I have personally witnessed how so-called traditional families treat their children, letting them run up and down the aisles at restaurants and grocery stores. They allow the kids to treat others with contempt and rudeness. They ignore them even as they scream and cry for their parent’s attention. When I was in Utah a few months ago, I was reminded of just how chaotic it is to go to a restaurant while kids are running around, dodging servers with trays of hot food and mom and dad haven’t a care in the world.

C and D are not those kind of parents at all. They lovingly watch their son, not allowing him to bang utensils on the table but instead took out a toy to distract him. They encouraged him to try all the food on his plate and they were constantly teaching him to verbalize his needs and wants. They had him learn the names of everyone at the table which helps him develop his speech. They included him in the conversation as much as possible. I have seldom seen such loving parents. It was an amazing experience.

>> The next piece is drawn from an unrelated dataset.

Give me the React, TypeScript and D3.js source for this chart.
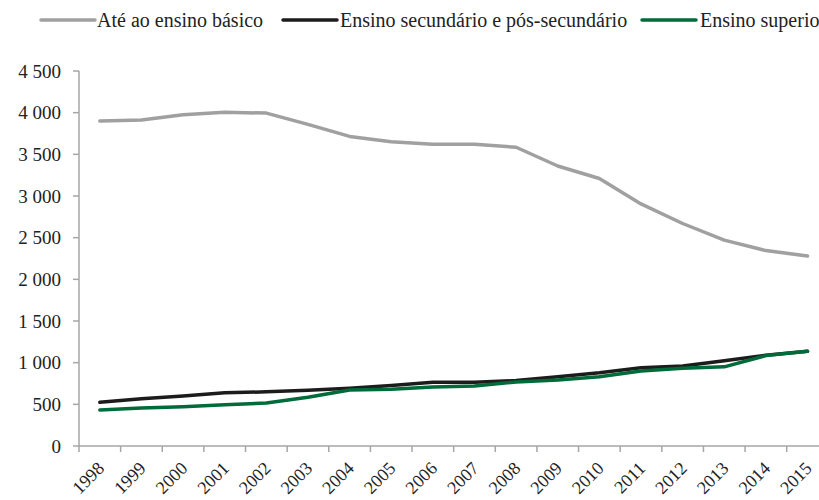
import React from "react";
import * as d3 from "d3";

const years = ["1998","1999","2000","2001","2002","2003","2004","2005","2006","2007","2008","2009","2010","2011","2012","2013","2014","2015"];
const basico = [3900, 3912, 3975, 4005, 3995, 3860, 3715, 3650, 3620, 3620, 3585, 3360, 3210, 2905, 2670, 2470, 2345, 2280];
const secundario = [524, 568, 600, 638, 650, 668, 692, 726, 764, 766, 785, 832, 880, 940, 960, 1024, 1090, 1136];
const superior = [432, 455, 472, 495, 515, 585, 672, 680, 708, 720, 768, 792, 830, 900, 932, 950, 1085, 1136];
const yTicks = [0, 500, 1000, 1500, 2000, 2500, 3000, 3500, 4000, 4500];
const seriesNames = ["Até ao ensino básico", "Ensino secundário e pós-secundário", "Ensino superior"];
const seriesColors = ["#a0a0a0", "#1c1c1c", "#006b3a"];

const W = 819, H = 500;
const FONT = "'Liberation Serif', 'Times New Roman', serif";

export default function App() {
  const left = 79, top = 71, bottom = 446;
  const step = 41.63;
  const x = d3.scaleBand<string>().domain(years).range([left, left + step * years.length]).padding(0);
  const y = d3.scaleLinear().domain([0, 4500]).range([bottom, top]);
  const fmt = d3.formatLocale({ thousands: " ", grouping: [3], decimal: ",", currency: ["", ""] }).format(",");
  const line = d3.line<number>().x((_, i) => (x(years[i]) as number) + x.bandwidth() / 2).y((d) => y(d));
  const series = [basico, secundario, superior];
  const axisColor = "#a6a6a6";
  const legendItems = [
    { lx: 41, tx: 97 },
    { lx: 283, tx: 340 },
    { lx: 642, tx: 700 },
  ];
  return (
    <svg width={W} height={H} style={{ position: "absolute", left: 0, top: 0, background: "#fff" }} fontFamily={FONT}>
      {legendItems.map((it, i) => (
        <g key={i}>
          <line x1={it.lx} x2={it.lx + 54} y1={20} y2={20} stroke={seriesColors[i]} strokeWidth={3.5} strokeLinecap="round" />
          <text x={it.tx} y={20} dy="0.35em" fontSize={20} fill="#222">{seriesNames[i]}</text>
        </g>
      ))}
      <line x1={left} x2={left} y1={top} y2={bottom} stroke={axisColor} strokeWidth={1.5} />
      {yTicks.map((t) => (
        <g key={t}>
          <line x1={left - 6} x2={left} y1={y(t)} y2={y(t)} stroke={axisColor} strokeWidth={1.5} />
          <text x={61} y={y(t)} dy="0.35em" textAnchor="end" fontSize={19} fill="#222">{fmt(t)}</text>
        </g>
      ))}
      <line x1={left} x2={W} y1={bottom} y2={bottom} stroke={axisColor} strokeWidth={1.5} />
      {years.map((yr) => (
        <line key={yr} x1={x(yr) as number} x2={x(yr) as number} y1={bottom} y2={bottom + 6} stroke={axisColor} strokeWidth={1.5} />
      ))}
      {years.map((yr) => {
        const cx = (x(yr) as number) + x.bandwidth() / 2 + 1;
        const cy = 465;
        return (
          <text key={yr} x={cx} y={cy} dy="0.35em" textAnchor="end" fontSize={18} fill="#222" transform={`rotate(-45 ${cx} ${cy})`}>{yr}</text>
        );
      })}
      {series.map((s, i) => (
        <path key={i} d={line(s) || ""} fill="none" stroke={seriesColors[i]} strokeWidth={3.5} strokeLinejoin="round" strokeLinecap="round" />
      ))}
    </svg>
  );
}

So why do I tell you all this and why is it so amazing? To this little boy C and D are “Daddy” and “Papa”. Yes, they are two men. There are many out there, mostly Christianists like the Catholic church in Massachusetts, who would rather have a child languish in an institution or be passed from one foster-family to another than allow a gay or lesbian couple to adopt a child. C and D certainly did not have to adopt this precocious little guy. They were taking on a child that had some severe physical and emotional problems. This little lad was very healthy and happy. He was devoted to both men and they to him. At one point, one of the dads said that he would do anything for his son. He said it with a fierce protectiveness that showed in his eyes.. Someone told me once that adoptive families are often the most loving. Anyone can conceive a child, many do so by accident, but adopted children are being raised by people who truly want to take on the awesome responsibility. I am truly in awe of C and D. My admiration knows no bounds and I wish them all the best that life has to offer, and I personally will continue to fight that their family and others are protected. Denying such a family basic civil rights like marriage, insurance benefits and the right to adopt because of particular religious beliefs is frankly un-American in my opinion.